## Material provided

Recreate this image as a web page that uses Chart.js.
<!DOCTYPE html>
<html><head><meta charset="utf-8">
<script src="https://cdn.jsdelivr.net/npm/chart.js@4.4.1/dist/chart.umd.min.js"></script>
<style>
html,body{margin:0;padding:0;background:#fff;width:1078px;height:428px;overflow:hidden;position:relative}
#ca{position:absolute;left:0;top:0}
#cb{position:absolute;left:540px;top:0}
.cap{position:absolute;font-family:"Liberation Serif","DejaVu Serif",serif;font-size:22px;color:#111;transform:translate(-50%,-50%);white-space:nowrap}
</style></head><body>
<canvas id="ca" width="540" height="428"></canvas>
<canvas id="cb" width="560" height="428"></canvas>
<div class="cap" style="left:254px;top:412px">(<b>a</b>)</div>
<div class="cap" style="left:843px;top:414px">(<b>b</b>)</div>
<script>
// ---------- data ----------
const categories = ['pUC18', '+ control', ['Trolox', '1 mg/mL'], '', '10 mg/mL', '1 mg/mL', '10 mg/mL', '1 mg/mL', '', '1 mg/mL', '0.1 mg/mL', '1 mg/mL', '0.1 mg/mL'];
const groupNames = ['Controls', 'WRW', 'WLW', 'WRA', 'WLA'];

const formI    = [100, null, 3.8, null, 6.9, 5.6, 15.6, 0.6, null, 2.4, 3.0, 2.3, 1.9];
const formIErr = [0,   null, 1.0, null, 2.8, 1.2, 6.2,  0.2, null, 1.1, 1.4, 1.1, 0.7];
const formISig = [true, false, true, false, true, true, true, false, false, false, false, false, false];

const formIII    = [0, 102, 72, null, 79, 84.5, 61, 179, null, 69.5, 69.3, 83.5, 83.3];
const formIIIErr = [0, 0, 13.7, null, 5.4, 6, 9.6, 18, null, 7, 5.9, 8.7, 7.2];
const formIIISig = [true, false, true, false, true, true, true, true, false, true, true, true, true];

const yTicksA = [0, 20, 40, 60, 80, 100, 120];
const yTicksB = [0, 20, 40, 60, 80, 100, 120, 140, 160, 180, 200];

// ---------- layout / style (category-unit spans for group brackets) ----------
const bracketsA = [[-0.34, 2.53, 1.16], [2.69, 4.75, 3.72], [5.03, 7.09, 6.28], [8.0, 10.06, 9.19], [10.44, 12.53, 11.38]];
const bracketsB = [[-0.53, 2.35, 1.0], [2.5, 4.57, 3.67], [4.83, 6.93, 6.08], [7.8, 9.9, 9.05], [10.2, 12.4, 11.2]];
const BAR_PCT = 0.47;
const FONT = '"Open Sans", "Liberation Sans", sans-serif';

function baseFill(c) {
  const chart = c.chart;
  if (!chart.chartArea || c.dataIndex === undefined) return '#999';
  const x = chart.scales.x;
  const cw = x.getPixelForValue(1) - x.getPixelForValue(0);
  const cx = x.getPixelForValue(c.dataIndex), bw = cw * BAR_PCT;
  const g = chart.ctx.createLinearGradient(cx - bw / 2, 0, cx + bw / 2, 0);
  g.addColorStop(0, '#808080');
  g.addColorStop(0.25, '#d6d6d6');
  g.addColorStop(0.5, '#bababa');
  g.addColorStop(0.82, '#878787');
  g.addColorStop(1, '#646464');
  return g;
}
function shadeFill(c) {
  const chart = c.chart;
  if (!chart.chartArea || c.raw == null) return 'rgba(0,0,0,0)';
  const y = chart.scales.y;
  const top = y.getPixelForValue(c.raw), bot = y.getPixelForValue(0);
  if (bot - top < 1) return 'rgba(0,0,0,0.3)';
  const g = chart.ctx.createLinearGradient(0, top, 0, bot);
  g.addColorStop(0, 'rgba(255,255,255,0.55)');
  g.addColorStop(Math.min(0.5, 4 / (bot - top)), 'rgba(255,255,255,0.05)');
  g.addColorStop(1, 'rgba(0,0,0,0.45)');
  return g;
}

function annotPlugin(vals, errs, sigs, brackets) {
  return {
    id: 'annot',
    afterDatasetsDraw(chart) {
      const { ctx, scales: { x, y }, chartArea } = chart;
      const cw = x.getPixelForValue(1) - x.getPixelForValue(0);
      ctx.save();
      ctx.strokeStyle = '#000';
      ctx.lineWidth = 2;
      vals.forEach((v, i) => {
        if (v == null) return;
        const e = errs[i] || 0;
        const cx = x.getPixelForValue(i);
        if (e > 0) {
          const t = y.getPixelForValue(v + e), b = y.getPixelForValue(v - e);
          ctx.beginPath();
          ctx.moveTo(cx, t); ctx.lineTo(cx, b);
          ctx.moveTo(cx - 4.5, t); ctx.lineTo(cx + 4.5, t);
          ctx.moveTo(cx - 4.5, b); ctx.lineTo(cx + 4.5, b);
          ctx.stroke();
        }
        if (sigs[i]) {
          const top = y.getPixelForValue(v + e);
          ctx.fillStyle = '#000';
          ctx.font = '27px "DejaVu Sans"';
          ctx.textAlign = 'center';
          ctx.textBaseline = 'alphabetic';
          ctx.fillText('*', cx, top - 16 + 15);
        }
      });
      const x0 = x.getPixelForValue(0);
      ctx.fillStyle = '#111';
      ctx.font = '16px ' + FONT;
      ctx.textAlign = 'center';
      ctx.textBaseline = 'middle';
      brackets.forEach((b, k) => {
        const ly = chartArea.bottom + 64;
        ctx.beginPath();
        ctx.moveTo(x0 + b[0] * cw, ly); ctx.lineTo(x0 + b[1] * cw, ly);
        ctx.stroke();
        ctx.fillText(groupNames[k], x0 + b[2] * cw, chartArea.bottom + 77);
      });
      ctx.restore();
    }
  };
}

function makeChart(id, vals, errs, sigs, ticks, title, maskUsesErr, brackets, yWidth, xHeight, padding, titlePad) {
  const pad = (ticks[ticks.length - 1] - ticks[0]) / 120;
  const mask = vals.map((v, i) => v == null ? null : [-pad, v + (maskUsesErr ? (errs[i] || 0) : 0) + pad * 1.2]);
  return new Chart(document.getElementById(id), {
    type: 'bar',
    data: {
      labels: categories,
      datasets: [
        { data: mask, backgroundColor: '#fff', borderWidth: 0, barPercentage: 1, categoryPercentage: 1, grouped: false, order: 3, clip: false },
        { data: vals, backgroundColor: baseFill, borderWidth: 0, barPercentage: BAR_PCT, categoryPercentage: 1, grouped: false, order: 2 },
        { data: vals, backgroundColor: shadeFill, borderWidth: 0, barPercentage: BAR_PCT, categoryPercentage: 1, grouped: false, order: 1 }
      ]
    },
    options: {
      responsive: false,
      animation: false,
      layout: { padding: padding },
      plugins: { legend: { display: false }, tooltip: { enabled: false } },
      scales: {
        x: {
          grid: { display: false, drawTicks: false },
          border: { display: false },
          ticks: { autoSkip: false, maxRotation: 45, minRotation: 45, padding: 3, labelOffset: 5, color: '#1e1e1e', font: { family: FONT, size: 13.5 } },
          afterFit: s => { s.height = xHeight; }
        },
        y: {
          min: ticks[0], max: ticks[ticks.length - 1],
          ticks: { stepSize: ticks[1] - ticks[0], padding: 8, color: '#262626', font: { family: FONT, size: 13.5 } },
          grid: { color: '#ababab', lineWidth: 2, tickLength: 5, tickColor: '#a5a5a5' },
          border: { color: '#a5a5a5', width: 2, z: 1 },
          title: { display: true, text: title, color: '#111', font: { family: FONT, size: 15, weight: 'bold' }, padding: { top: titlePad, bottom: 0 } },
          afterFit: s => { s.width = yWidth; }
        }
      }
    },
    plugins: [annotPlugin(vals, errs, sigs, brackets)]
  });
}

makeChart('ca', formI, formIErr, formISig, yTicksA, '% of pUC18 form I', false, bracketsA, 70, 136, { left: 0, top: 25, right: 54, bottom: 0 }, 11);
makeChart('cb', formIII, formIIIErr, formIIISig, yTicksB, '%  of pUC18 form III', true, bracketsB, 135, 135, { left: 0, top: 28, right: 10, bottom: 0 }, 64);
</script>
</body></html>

## What the exercise asks
Quote the listing above from its first line to the line with "160, 180, 200];", inclusive, and add nothing.

## Answer to the task
Recreate this image as a web page that uses Chart.js.
<!DOCTYPE html>
<html><head><meta charset="utf-8">
<script src="https://cdn.jsdelivr.net/npm/chart.js@4.4.1/dist/chart.umd.min.js"></script>
<style>
html,body{margin:0;padding:0;background:#fff;width:1078px;height:428px;overflow:hidden;position:relative}
#ca{position:absolute;left:0;top:0}
#cb{position:absolute;left:540px;top:0}
.cap{position:absolute;font-family:"Liberation Serif","DejaVu Serif",serif;font-size:22px;color:#111;transform:translate(-50%,-50%);white-space:nowrap}
</style></head><body>
<canvas id="ca" width="540" height="428"></canvas>
<canvas id="cb" width="560" height="428"></canvas>
<div class="cap" style="left:254px;top:412px">(<b>a</b>)</div>
<div class="cap" style="left:843px;top:414px">(<b>b</b>)</div>
<script>
// ---------- data ----------
const categories = ['pUC18', '+ control', ['Trolox', '1 mg/mL'], '', '10 mg/mL', '1 mg/mL', '10 mg/mL', '1 mg/mL', '', '1 mg/mL', '0.1 mg/mL', '1 mg/mL', '0.1 mg/mL'];
const groupNames = ['Controls', 'WRW', 'WLW', 'WRA', 'WLA'];

const formI    = [100, null, 3.8, null, 6.9, 5.6, 15.6, 0.6, null, 2.4, 3.0, 2.3, 1.9];
const formIErr = [0,   null, 1.0, null, 2.8, 1.2, 6.2,  0.2, null, 1.1, 1.4, 1.1, 0.7];
const formISig = [true, false, true, false, true, true, true, false, false, false, false, false, false];

const formIII    = [0, 102, 72, null, 79, 84.5, 61, 179, null, 69.5, 69.3, 83.5, 83.3];
const formIIIErr = [0, 0, 13.7, null, 5.4, 6, 9.6, 18, null, 7, 5.9, 8.7, 7.2];
const formIIISig = [true, false, true, false, true, true, true, true, false, true, true, true, true];

const yTicksA = [0, 20, 40, 60, 80, 100, 120];
const yTicksB = [0, 20, 40, 60, 80, 100, 120, 140, 160, 180, 200];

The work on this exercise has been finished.